Shakespeare & Company

C'est moi - Shakespeare & Company 2002
(Is that Mr. Whitman in the window?)
This week, George Whitman, the owner of the renowned Paris bookshop, Shakespeare & Company, passed away at the age of 98. I have spent so many hours in this curious shop, browsing through endless stacks of books, marveling at the lovely chaos.  In 1994, I purchased a copy of A Moveable Feast at Shakespeare & Company just to receive the "Kilometer Zero" stamp on the title page.  As a graduate student studying literature, it seemed the perfect souvenir of my own time in Paris: Hemingway's memoir of strolling through the same narrow streets of the Latin Quarter, of visiting some of the same cafés, and of Shakespeare & Company.

A hopeless romantic, I ignored the fact that this isn't the original Shakespeare & Company. This isn't Sylvia Beach's legendary lending library, frequented by Lost Generation writers including F. Scott Fitzgerald, Gertrude Stein, Ezra Pound, and of course, Ernest Hemingway. The original shop, that famously published James Joyce's Ulysses in 1922, was located at 12 rue de l'Odéon. It closed in 1940 during the Nazi occupation of Paris. When the war ended, Hemingway personally "liberated" his favorite haunts including the Ritz Hotel and Shakespeare & Company, but the bookshop never reopened.

I don't know if Hemingway ever stepped inside 37 rue de la Bûcherie. Opened in 1951 and originally called Le Mistral, it didn't become Shakespeare & Company until 1964, three years after Hemingway's death. Yet I still imagine those ex-patriot writers as I wander through that musty maze of old books, sleepy cats, and aspiring poets and novelists.  Perhaps in my romantic musings, I overlooked the true importance of this current establishment.
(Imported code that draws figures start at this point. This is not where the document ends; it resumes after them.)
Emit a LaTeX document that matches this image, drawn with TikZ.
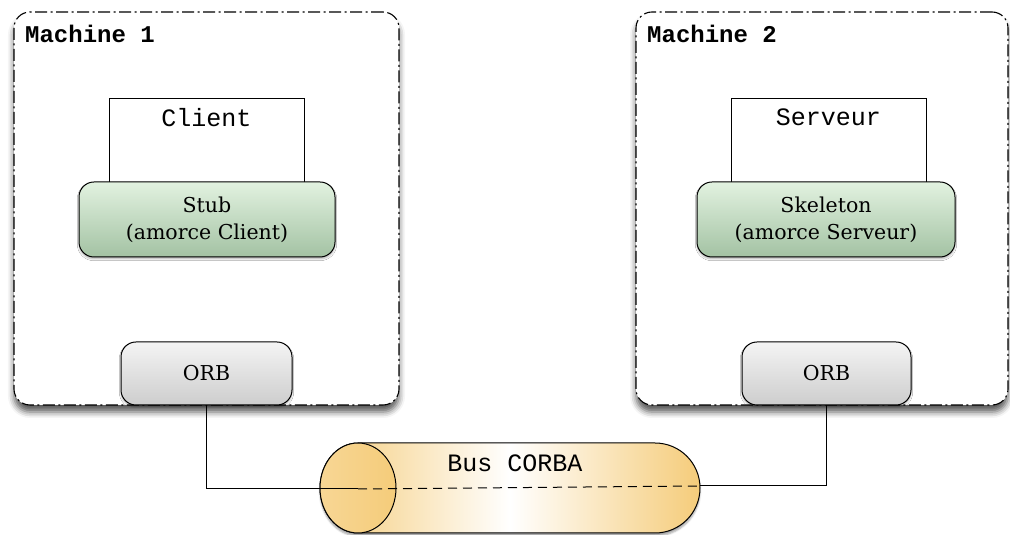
\documentclass[tikz,border=0pt]{standalone}
\usepackage{fontspec}
\setmonofont{Liberation Mono}
\newfontfamily\boxfont{DejaVu Serif}
\usetikzlibrary{shadows.blur}
\definecolor{stubtop}{HTML}{E2F2E0}
\definecolor{stubmid}{HTML}{8ECF8B}
\definecolor{stubbot}{HTML}{A3C2A3}
\definecolor{orbtop}{HTML}{F4F4F4}
\definecolor{orbbot}{HTML}{CDCDCD}
\definecolor{busedge}{HTML}{F5CC7A}

\begin{document}
\begin{tikzpicture}[x=1pt,y=1pt]
    \tikzstyle{machine}=[draw, rounded corners=16pt, line width=1.1pt, fill=white,
        dash pattern=on 12pt off 3.5pt on 2pt off 3.5pt, inner sep=0pt,
        minimum width=385pt, minimum height=393pt,
        blur shadow={shadow xshift=0pt, shadow yshift=-7pt, shadow opacity=65, shadow blur radius=6pt}]
    \tikzstyle{title}=[font=\fontsize{24}{28}\selectfont\ttfamily\bfseries, inner sep=0pt]
    \tikzstyle{app}=[draw, line width=0.8pt, fill=white, minimum width=195pt, minimum height=85pt]
    \tikzstyle{apptext}=[font=\fontsize{25}{30}\selectfont\ttfamily, inner sep=6pt, yshift=-5pt]
    \tikzstyle{stub}=[draw, line width=1pt, rounded corners=15pt, align=center,
        minimum width=256pt, minimum height=75pt,
        font=\fontsize{20.5}{27}\selectfont\boxfont,
        top color=stubtop, middle color=stubmid, bottom color=stubbot,
        blur shadow={shadow xshift=0pt, shadow yshift=-2pt, shadow opacity=30}]
    \tikzstyle{orb}=[draw, line width=1pt, rounded corners=15pt,
        minimum width=171pt, minimum height=63pt,
        font=\fontsize{20.5}{27}\selectfont\boxfont,
        top color=orbtop, bottom color=orbbot,
        blur shadow={shadow xshift=0pt, shadow yshift=-2pt, shadow opacity=30}]
    \tikzstyle{link}=[draw=black, line width=1pt]

    \useasboundingbox (0,0) rectangle (1010,535);

    % machines
    \node[machine] (m1) at (206.5,326.5) {};
    \node[machine, minimum width=372pt] (m2) at (822,326.5) {};
    \node[title, anchor=north west] (t1) at (25,510) {Machine 1};
    \node[title, anchor=north west] (t2) at (647,510) {Machine 2};

    \node[app, label={[apptext, anchor=north]north:Client}] (client) at (206.5,394.5) {};
    \node[app, label={[apptext, anchor=north]north:Serveur}] (serveur) at (828.5,394.5) {};

    \node[stub] (stub) at (207,315.5) {Stub\\(amorce Client)};
    \node[stub, minimum width=258pt] (skeleton) at (826,315.5) {Skeleton\\(amorce Serveur)};

    \node[orb] (orb1) at (206.5,161.5) {ORB};
    \node[orb, minimum width=169pt] (orb2) at (826.5,161.5) {ORB};

    % bus
    \path[draw, line width=1pt, left color=busedge, right color=busedge, middle color=white,
        blur shadow={shadow xshift=0pt, shadow yshift=-3pt, shadow opacity=35}]
        (358,92) -- (655,92) arc (90:-90:45) -- (358,2) arc (270:90:38 and 45) -- cycle;
    \path[draw, line width=1pt, left color=busedge!80!white, right color=busedge] (358,47) ellipse (38 and 45);
    \coordinate (busL) at (358,46);
    \coordinate (busR) at (700,49);
    \node[font=\fontsize{25}{30}\selectfont\ttfamily] (bus) at (515,72) {Bus CORBA};

    \draw[link] (orb1.south) |- (busL);
    \draw[link, dash pattern=on 9pt off 6pt] (busL) -- (busR);
    \draw[link] (busR) -| (orb2.south);
\end{tikzpicture}
\end{document}
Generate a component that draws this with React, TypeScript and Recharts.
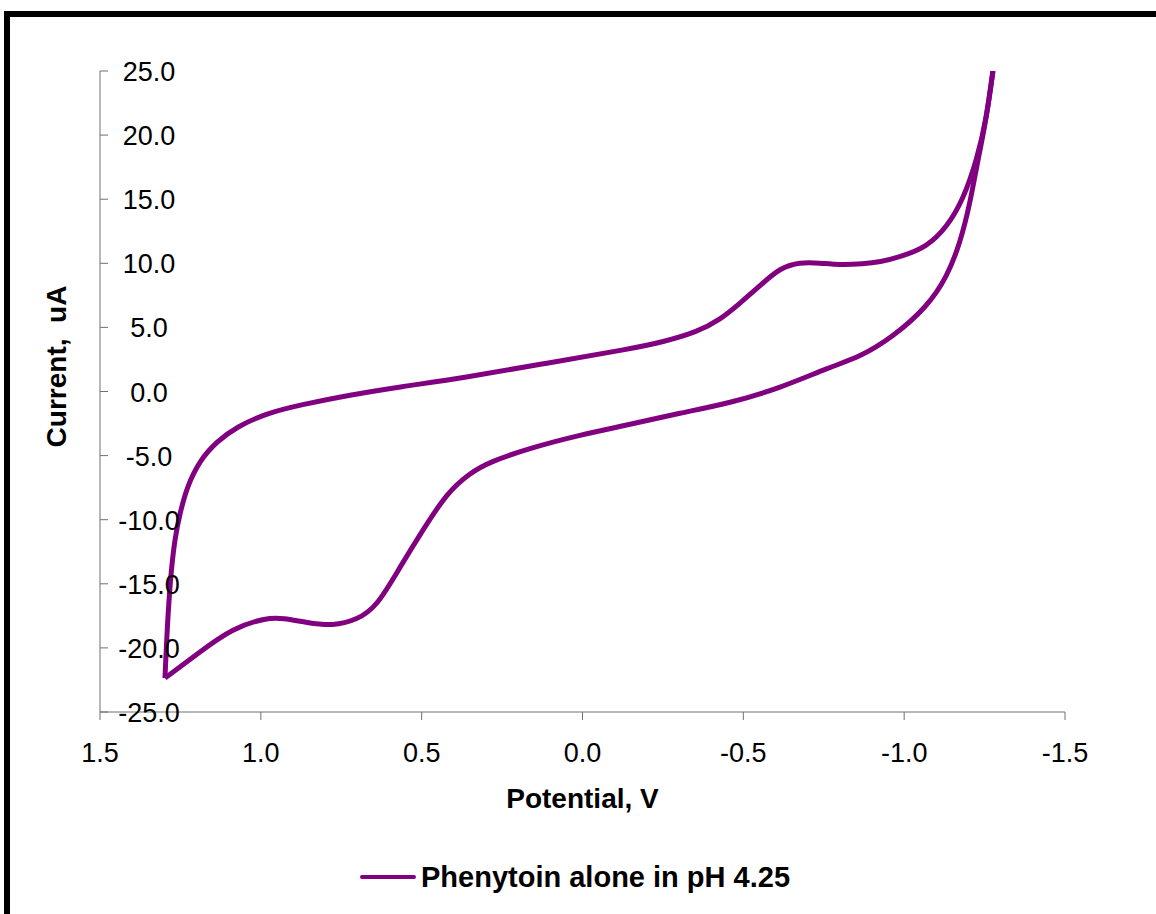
import React from 'react';
import { LineChart, Line, XAxis, YAxis, Legend, Label } from 'recharts';

// forward scan: from +1.3 V towards -1.28 V (upper branch)
const forwardScan = [
  { x: 1.298, y: -22.35 },
  { x: 1.293, y: -19.38 },
  { x: 1.282, y: -14.7 },
  { x: 1.267, y: -11.35 },
  { x: 1.251, y: -9.48 },
  { x: 1.23, y: -7.45 },
  { x: 1.189, y: -5.34 },
  { x: 1.137, y: -3.91 },
  { x: 1.075, y: -2.75 },
  { x: 0.982, y: -1.7 },
  { x: 0.878, y: -1.05 },
  { x: 0.723, y: -0.27 },
  { x: 0.567, y: 0.37 },
  { x: 0.372, y: 1.05 },
  { x: 0.11, y: 2.22 },
  { x: -0.148, y: 3.32 },
  { x: -0.25, y: 3.86 },
  { x: -0.356, y: 4.64 },
  { x: -0.427, y: 5.58 },
  { x: -0.49, y: 6.9 },
  { x: -0.561, y: 8.46 },
  { x: -0.614, y: 9.63 },
  { x: -0.676, y: 10.1 },
  { x: -0.738, y: 10.02 },
  { x: -0.801, y: 9.87 },
  { x: -0.872, y: 9.95 },
  { x: -0.925, y: 10.1 },
  { x: -0.987, y: 10.49 },
  { x: -1.071, y: 11.27 },
  { x: -1.133, y: 12.83 },
  { x: -1.183, y: 14.94 },
  { x: -1.226, y: 18.06 },
  { x: -1.257, y: 21.41 },
  { x: -1.276, y: 25.0 },
];

// reverse scan: back from -1.28 V to +1.3 V (lower branch)
const reverseScan = [
  { x: -1.276, y: 25.0 },
  { x: -1.251, y: 20.63 },
  { x: -1.229, y: 18.06 },
  { x: -1.205, y: 14.7 },
  { x: -1.174, y: 11.58 },
  { x: -1.133, y: 8.93 },
  { x: -1.071, y: 6.59 },
  { x: -0.965, y: 4.25 },
  { x: -0.863, y: 2.69 },
  { x: -0.769, y: 1.91 },
  { x: -0.614, y: 0.27 },
  { x: -0.459, y: -0.9 },
  { x: -0.303, y: -1.68 },
  { x: -0.148, y: -2.57 },
  { x: 0.008, y: -3.39 },
  { x: 0.163, y: -4.41 },
  { x: 0.288, y: -5.48 },
  { x: 0.35, y: -6.36 },
  { x: 0.422, y: -7.92 },
  { x: 0.496, y: -10.8 },
  { x: 0.567, y: -13.68 },
  { x: 0.64, y: -16.81 },
  { x: 0.702, y: -17.82 },
  { x: 0.776, y: -18.29 },
  { x: 0.857, y: -18.03 },
  { x: 0.931, y: -17.67 },
  { x: 0.982, y: -17.64 },
  { x: 1.087, y: -18.45 },
  { x: 1.189, y: -20.3 },
  { x: 1.298, y: -22.35 },
];

const xTicks = [1.5, 1.0, 0.5, 0.0, -0.5, -1.0, -1.5];
const yTicks = [-25, -20, -15, -10, -5, 0, 5, 10, 15, 20, 25];

const seriesName = 'Phenytoin alone in pH 4.25';
const lineColor = '#800080';
const axisColor = '#707070';
const font = '"Liberation Sans", Arial, sans-serif';

const XTick = (props: any) => {
  const { x, y, payload } = props;
  return (
    <text x={x} y={y + 42} textAnchor="middle" fontFamily={font} fontSize={27} fill="#000">
      {Number(payload.value).toFixed(1)}
    </text>
  );
};

const YTick = (props: any) => {
  const { x, y, payload } = props;
  return (
    <g>
      <line x1={x} y1={y} x2={x + 8} y2={y} stroke={axisColor} strokeWidth={1} />
      <text x={x + 49} y={y} dy={10} textAnchor="middle" fontFamily={font} fontSize={27} fill="#000">
        {Number(payload.value).toFixed(1)}
      </text>
    </g>
  );
};

const LegendBox = () => (
  <div style={{ display: 'flex', alignItems: 'center' }}>
    <svg width={56} height={10}>
      <line x1={2} y1={5} x2={54} y2={5} stroke={lineColor} strokeWidth={4} strokeLinecap="round" />
    </svg>
    <span style={{ fontFamily: font, fontWeight: 'bold', fontSize: 29, marginLeft: 5, lineHeight: '32px' }}>
      {seriesName}
    </span>
  </div>
);

export default function App() {
  return (
    <div style={{ position: 'absolute', left: 0, top: 0, width: 1156, height: 914, background: '#fff', overflow: 'hidden' }}>
      <div
        style={{
          position: 'absolute',
          left: 4,
          top: 11,
          width: 1200,
          height: 960,
          borderTop: '6px solid #000',
          borderLeft: '6px solid #000',
        }}
      />
      <LineChart width={1156} height={914} margin={{ top: 71, right: 91, bottom: 172, left: 40 }}>
        <XAxis
          type="number"
          dataKey="x"
          domain={[-1.5, 1.5]}
          reversed
          ticks={xTicks}
          allowDataOverflow
          height={30}
          stroke={axisColor}
          tickSize={8}
          tickMargin={0}
          tick={<XTick />}
        >
          <Label
            content={({ viewBox }: any) => (
              <text
                x={viewBox.x + viewBox.width / 2}
                y={viewBox.y + 96}
                textAnchor="middle"
                fontFamily={font}
                fontWeight="bold"
                fontSize={28}
                fill="#000"
              >
                Potential, V
              </text>
            )}
          />
        </XAxis>
        <YAxis
          type="number"
          dataKey="y"
          domain={[-25, 25]}
          ticks={yTicks}
          allowDataOverflow
          width={60}
          stroke={axisColor}
          tickLine={false}
          tickSize={0}
          tickMargin={0}
          tick={<YTick />}
        >
          <Label
            content={({ viewBox }: any) => {
              const cy = viewBox.y + viewBox.height / 2 - 25;
              return (
                <text
                  x={56}
                  y={cy}
                  transform={`rotate(-90, 56, ${cy})`}
                  textAnchor="middle"
                  dominantBaseline="central"
                  fontFamily={font}
                  fontWeight="bold"
                  fontSize={28}
                  fill="#000"
                  style={{ whiteSpace: 'pre' }}
                >
                  {'Current,  uA'}
                </text>
              );
            }}
          />
        </YAxis>
        <Legend
          layout="vertical"
          align="center"
          verticalAlign="middle"
          wrapperStyle={{ left: 360, top: 861, width: 480, height: 34 }}
          content={() => <LegendBox />}
        />
        <Line
          data={forwardScan}
          dataKey="y"
          name={seriesName}
          type="basis"
          stroke={lineColor}
          strokeWidth={5}
          dot={false}
          activeDot={false}
          isAnimationActive={false}
        />
        <Line
          data={reverseScan}
          dataKey="y"
          name={seriesName}
          type="basis"
          stroke={lineColor}
          strokeWidth={5}
          dot={false}
          activeDot={false}
          legendType="none"
          isAnimationActive={false}
        />
      </LineChart>
    </div>
  );
}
Le Mistral became Shakespeare & Company when Sylvia Beach passed away, willing both the iconic name and most of her private book collection to George Whitman. For over fifty years, he and his daughter, Sylvia Beach Whitman, have continued Ms. Beach's mission to support aspiring writers. The Whitmans have offered meals and lodging to over 40,000 travelers, including Henry Miller, Richard Wright, Anaïs Nin, and the Beat poets. In return, they have asked lodgers to work two hours in the bookshop and to read one book each day. Canadian journalist, Jeremy Mercer, pays tribute to the bookshop in his memoir, Time Was Soft There : "Hard time goes slowly and painfully and leaves a man bitter....Time at Shakespeare and Company was as soft as anything I'd ever felt."

The last last time I visited Shakespeare & Company was last April.  After lighting a candle in Notre Dame cathedral and deliberately stepping on Point Zéro to ensure my return to Paris, I crossed the Pont Saint-Michel to the rue de la Bûcherie. It was a lovely afternoon -- fresh and bright with the clichéd but precise allure of Paris in the springtime -- so I didn't go inside.  Instead, I browsed through the books on the sidewalk, washed my hands in the Wallace fountain, and had lunch at the café next door.  As I watched people take their requisite photos in front of the bookshop, I remembered how inspired I felt each time I came to Paris, each time I visited Shakespeare & Company.  

After I returned from Paris last spring, I began writing this blog.